The buses swept through the sea of red and disappeared around the corner fairly quick, much quicker than we expected, and the moment they were gone, the place erupted. The noise was deafening. For a few glorious moments, thousands of Arsenal supporters celebrated together as one.

Everyone started drifting away from the rush back towards the station, even though we knew it would be closed. It turned into a waiting game, but that didn’t mean things slowed down. A group of lads had climbed onto a bus stop behind us, leading chants from above like it was their own stage. From “Waka Waka Eh Eh, 60 million down the drain, Kai Havertz scores again,” to “Champions again,” they were rotating through every Arsenal chant known to man. I was right there with them, singing my heart out to the ones I knew. As we moved closer - having walked past them to head in the direction of the station - we spotted a Manchester United fan in the crowd. Instantly, people began pointing and shouting, “Who are ya?”

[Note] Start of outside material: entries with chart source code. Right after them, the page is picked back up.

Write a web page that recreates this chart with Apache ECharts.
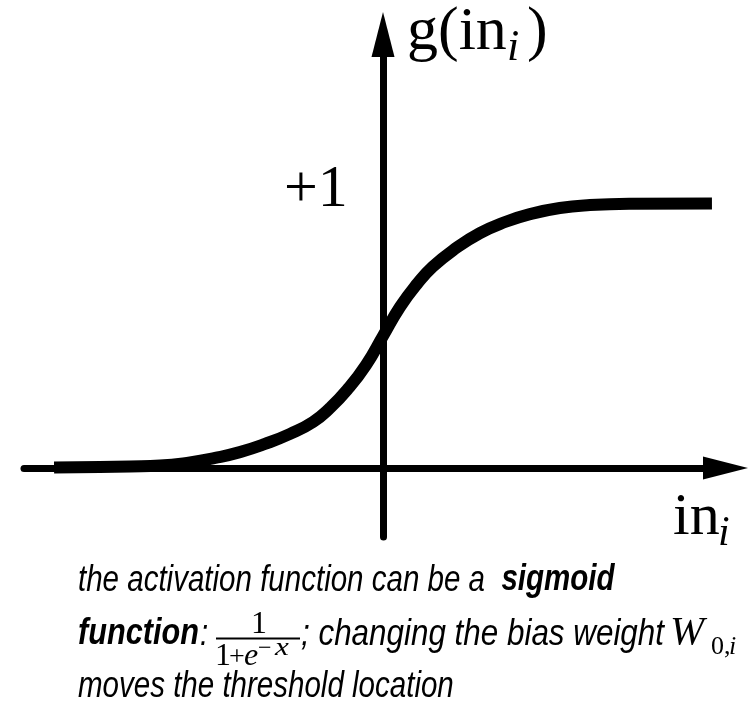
<!DOCTYPE html>
<html>
<head>
<meta charset="utf-8">
<script src="https://cdn.jsdelivr.net/npm/echarts@6/dist/echarts.min.js"></script>
<style>
html,body{margin:0;padding:0;background:#fff;}
#chart{width:749px;height:707px;}
</style>
</head>
<body>
<div id="chart"></div>
<script>
// ---- data (input "in", output g(in)) ----
const curveX = [-7.33, -6.31, -5.64, -4.97, -4.30, -3.74, -3.19, -2.63, -2.07, -1.56, -1.18, -0.80, -0.38, 0, 0.38, 0.76, 1.11, 1.60, 2.16, 2.72, 3.28, 3.94, 4.61, 5.50, 7.33];
const curveY = [0.002, 0.004, 0.006, 0.009, 0.021, 0.038, 0.060, 0.091, 0.129, 0.174, 0.227, 0.295, 0.389, 0.499, 0.609, 0.696, 0.761, 0.828, 0.888, 0.930, 0.960, 0.983, 0.994, 0.999, 1.0];
const xRange = [-8, 7.632];
const yRange = [-0.261, 1.639];

const yAxisLabel = ['g(in', 'i', ')'];
const levelLabel = '+1';
const xAxisLabel = ['in', 'i'];
const captionLine1 = ['the activation function can be a  ', 'sigmoid'];
const captionLine2 = ['function', ':', '; changing the bias weight'];
const fractionNum = '1';
const fractionDen = ['1', '+', 'e', '−', 'x'];
const weightSym = ['W', '0', ',', 'i'];
const captionLine3 = 'moves the threshold location';

function hasFont(name){
  const c = document.createElement('canvas').getContext('2d');
  c.font = '40px monospace';
  const a = c.measureText('abcdefghijklmnop').width;
  c.font = '40px "' + name + '", monospace';
  const b = c.measureText('abcdefghijklmnop').width;
  return Math.abs(a - b) > 0.5;
}
const narrow = hasFont('Liberation Sans Narrow');
const SANS = narrow ? '"Liberation Sans Narrow"' : '"Liberation Sans", Arial';
const SX = narrow ? 1 : 0.82;
const SERIF = '"Liberation Serif", "Times New Roman", serif';
const ctx2d = document.createElement('canvas').getContext('2d');
function measure(text, size, family, italic, bold){
  ctx2d.font = (italic ? 'italic ' : '') + (bold ? 'bold ' : '') + size + 'px ' + family;
  return ctx2d.measureText(text).width;
}

// place text by alphabetic baseline
function txt(text, x, baseline, size, opts){
  opts = opts || {};
  const family = opts.family || SERIF;
  const k = family === SERIF ? 0.3375 : 0.3465;
  return {
    type: 'text',
    x: x, y: baseline - k * size,
    scaleX: opts.scaleX || 1,
    z: 100,
    style: {
      text: text,
      fontFamily: family,
      fontSize: size,
      fontStyle: opts.italic ? 'italic' : 'normal',
      fontWeight: opts.bold ? 'bold' : 'normal',
      fill: '#000',
      align: opts.align || 'left',
      verticalAlign: 'middle'
    }
  };
}

const chart = echarts.init(document.getElementById('chart'), null, {renderer: 'canvas'});
const seriesData = curveX.map((x, i) => [x, curveY[i]]);

const l1w = measure(captionLine1[0], 36, SANS, true, false) * SX;
const fnW = measure(captionLine2[0], 36, SANS, true, true);
const fnScale = (199 - 78) / fnW;
const chW = measure(captionLine2[2], 36, SANS, true, false);
const chScale = (664 - 301) / chW;

const graphics = [
  // y-axis label g(in_i)
  txt(yAxisLabel[0], 407, 54, 62),
  txt(yAxisLabel[1], 507, 63, 44, {italic: true}),
  txt(yAxisLabel[2], 527, 54, 62),
  // +1
  txt(levelLabel, 284, 210, 60),
  // in_i
  txt(xAxisLabel[0], 673, 538, 60),
  txt(xAxisLabel[1], 718, 548, 42, {italic: true}),
  // caption line 1
  txt(captionLine1[0], 78, 593, 36, {family: SANS, italic: true, scaleX: SX}),
  txt(captionLine1[1], 78 + l1w, 593, 36, {family: SANS, italic: true, bold: true, scaleX: SX}),
  // caption line 2
  txt(captionLine2[0], 78, 647, 36, {family: SANS, italic: true, bold: true, scaleX: fnScale}),
  txt(captionLine2[1], 200, 647, 36, {family: SANS, italic: true, scaleX: SX}),
  txt(fractionNum, 259, 635, 32, {align: 'center'}),
  {type: 'line', z: 100, shape: {x1: 216, y1: 638.5, x2: 300, y2: 638.5}, style: {stroke: '#000', lineWidth: 2.2}},
  txt(fractionDen[0], 215, 667, 32),
  txt(fractionDen[1], 229, 667, 28),
  txt(fractionDen[2], 244, 667, 32, {italic: true}),
  txt(fractionDen[3], 258, 657, 24),
  txt(fractionDen[4], 275, 657, 26, {italic: true, scaleX: 1.2}),
  txt(captionLine2[2], 301, 647, 36, {family: SANS, italic: true, scaleX: chScale}),
  txt(weightSym[0], 670, 647, 41, {italic: true}),
  txt(weightSym[1], 711, 656, 26),
  txt(weightSym[2], 724, 656, 26),
  txt(weightSym[3], 729, 656, 26, {italic: true}),
  // caption line 3
  txt(captionLine3, 78, 699, 36, {family: SANS, italic: true, scaleX: SX})
];

chart.setOption({
  animation: false,
  backgroundColor: '#fff',
  grid: {left: 24, right: 23.5, top: 34.5, bottom: 170},
  xAxis: {
    type: 'value', min: xRange[0], max: xRange[1],
    axisLine: {show: true, onZero: true, lineStyle: {color: '#000', width: 7}, symbol: ['none', 'triangle'], symbolSize: [23, 45]},
    axisTick: {show: false}, axisLabel: {show: false}, splitLine: {show: false}
  },
  yAxis: {
    type: 'value', min: yRange[0], max: yRange[1],
    axisLine: {show: true, onZero: true, lineStyle: {color: '#000', width: 7}, symbol: ['none', 'triangle'], symbolSize: [23, 45]},
    axisTick: {show: false}, axisLabel: {show: false}, splitLine: {show: false}
  },
  series: [{
    type: 'line',
    data: seriesData,
    smooth: 0.5,
    showSymbol: false,
    symbol: 'none',
    lineStyle: {color: '#000', width: 12, cap: 'butt', join: 'round'},
    z: 5
  }],
  graphic: graphics
});
</script>
</body>
</html>
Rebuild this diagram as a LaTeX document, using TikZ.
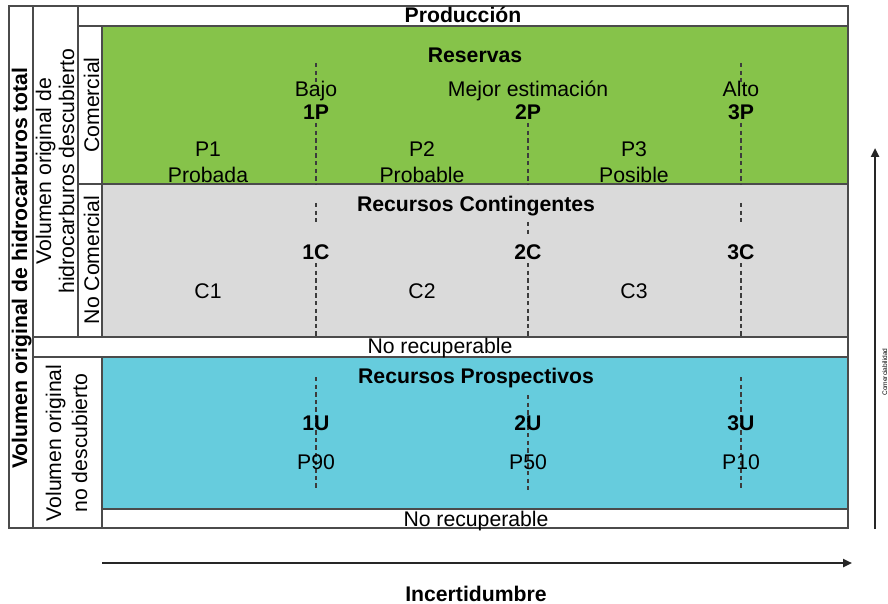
\documentclass[tikz,border=0pt]{standalone}
\usepackage{fontspec}
\setmainfont{Liberation Sans}
\usetikzlibrary{arrows.meta}
\definecolor{resgreen}{RGB}{134,195,74}
\definecolor{contgray}{RGB}{218,218,218}
\definecolor{prosblue}{RGB}{102,204,221}
\definecolor{linec}{RGB}{75,75,75}
\definecolor{dashc}{RGB}{60,60,60}
\tikzset{
  txt/.style={font=\fontsize{10.6}{12}\selectfont, inner sep=0pt, anchor=base},
  btxt/.style={txt, font=\fontsize{10.6}{12}\selectfont\bfseries},
  vtxt/.style={txt, rotate=90},
  vbtxt/.style={btxt, rotate=90},
  grid/.style={draw=linec, line width=1pt},
  outer/.style={draw=linec, line width=1.2pt},
  dashln/.style={draw=dashc, line width=0.6pt, dash pattern=on 2.2pt off 1.6pt},
  axis/.style={draw=black!85, line width=1.4pt, -{Triangle[length=4.5pt,width=4pt]}}
}
\begin{document}
\begin{tikzpicture}[x=0.5pt,y=-0.5pt]
\useasboundingbox (0,0) rectangle (888,604);
\fill[white] (0,0) rectangle (888,604);
% coloured bands
\fill[resgreen] (102,26) rectangle (848,184);
\fill[contgray] (102,184) rectangle (848,337);
\fill[prosblue] (102,357) rectangle (848,509);
% grid lines
\draw[grid] (78,26) -- (848,26);
\draw[grid] (78,184) -- (848,184);
\draw[grid] (33,337) -- (848,337);
\draw[grid] (33,357) -- (848,357);
\draw[grid] (102,509) -- (848,509);
\draw[grid] (33,6) -- (33,528);
\draw[grid] (78,6) -- (78,337);
\draw[grid] (102,26) -- (102,337);
\draw[grid] (102,357) -- (102,528);
\draw[outer] (9,6) rectangle (848,528);
% dashed markers
\draw[dashln] (316,63) -- (316,82);
\draw[dashln] (316,123) -- (316,184);
\draw[dashln] (528,123) -- (528,184);
\draw[dashln] (741,63) -- (741,82);
\draw[dashln] (741,123) -- (741,184);
\draw[dashln] (316,203) -- (316,222);
\draw[dashln] (316,263) -- (316,337);
\draw[dashln] (528,222) -- (528,236);
\draw[dashln] (528,263) -- (528,337);
\draw[dashln] (741,203) -- (741,222);
\draw[dashln] (741,263) -- (741,337);
\draw[dashln] (316,377) -- (316,490);
\draw[dashln] (528,395) -- (528,490);
\draw[dashln] (741,377) -- (741,490);
% left column labels
\node[vbtxt] (total) at (27,268) {Volumen original de hidrocarburos total};
\node[vtxt] (desc1) at (51,171) {Volumen original de};
\node[vtxt] (desc2) at (74,171) {hidrocarburos descubierto};
\node[vtxt] (com) at (99,105) {Comercial};
\node[vtxt] (nocom) at (99,260) {No Comercial};
\node[vtxt] (nodesc1) at (61,443) {Volumen original};
\node[vtxt] (nodesc2) at (87,443) {no descubierto};
% top row
\node[btxt] (prod) at (463,23) {Producción};
% reservas
\node[btxt] (res) at (475,63) {Reservas};
\node[txt] (bajo) at (316,97) {Bajo};
\node[btxt] (p1p) at (316,120) {1P};
\node[txt] (mejor) at (528,97) {Mejor estimación};
\node[btxt] (p2p) at (528,120) {2P};
\node[txt] (alto) at (741,97) {Alto};
\node[btxt] (p3p) at (741,120) {3P};
\node[txt] (pp1) at (208,157) {P1};
\node[txt] (prob1) at (208,183) {Probada};
\node[txt] (pp2) at (422,157) {P2};
\node[txt] (prob2) at (422,183) {Probable};
\node[txt] (pp3) at (634,157) {P3};
\node[txt] (prob3) at (634,183) {Posible};
% contingentes
\node[btxt] (cont) at (476,212) {Recursos Contingentes};
\node[btxt] (c1c) at (316,259) {1C};
\node[btxt] (c2c) at (528,259) {2C};
\node[btxt] (c3c) at (741,259) {3C};
\node[txt] (cc1) at (208,298) {C1};
\node[txt] (cc2) at (422,298) {C2};
\node[txt] (cc3) at (634,298) {C3};
\node[txt] (norec1) at (440,353) {No recuperable};
% prospectivos
\node[btxt] (pros) at (476,383) {Recursos Prospectivos};
\node[btxt] (u1u) at (316,430) {1U};
\node[btxt] (u2u) at (528,430) {2U};
\node[btxt] (u3u) at (741,430) {3U};
\node[txt] (p90) at (316,469) {P90};
\node[txt] (p50) at (528,469) {P50};
\node[txt] (p10) at (741,469) {P10};
\node[txt] (norec2) at (476,526) {No recuperable};
% axes
\coordinate (hx0) at (102,563);
\coordinate (hx1) at (852,563);
\draw[axis] (hx0) -- (hx1);
\node[btxt] (incert) at (476,601) {Incertidumbre};
\coordinate (vy0) at (875,529);
\coordinate (vy1) at (875,148);
\draw[axis] (vy0) -- (vy1);
\node[font=\fontsize{3.3}{4}\selectfont, inner sep=0pt, anchor=base, rotate=90] (comerc) at (887,372) {Comerciabilidad};
\end{tikzpicture}
\end{document}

He just pointed at his badge in response, but it was all light-hearted banter. Nothing serious, just football fans winding each other up after a long day. That said, I’ll admit I was slightly wary for a moment, especially since the lads on top of the bus stop were holding glass bottles. At one point, water was thrown down, and his twin brother - an Arsenal fan - stepped in immediately, telling him to calm down and zip up his shirt. It was chaotic, loud, and a bit messy… but all part of the day.

It took us about three hours to get home in the end, with the rush, station closures, and queues slowing everything down. The walking over the last couple of days had completely worn us out, but we knew it had all been worth it. My friend and I had waited for this moment over the course of our nine-year friendship, which really began after that Europa League final loss against Chelsea all those years ago. There was a strange irony in the fact that we were together again for the Champions League final defeat too. But being there for the parade put everything into a completely different perspective. We’d waited so long for this, and standing in the middle of it all, surrounded by thousands of people who felt the same way, it genuinely felt like we were in a different kind of trance - one built on years of disappointment finally giving way to something real.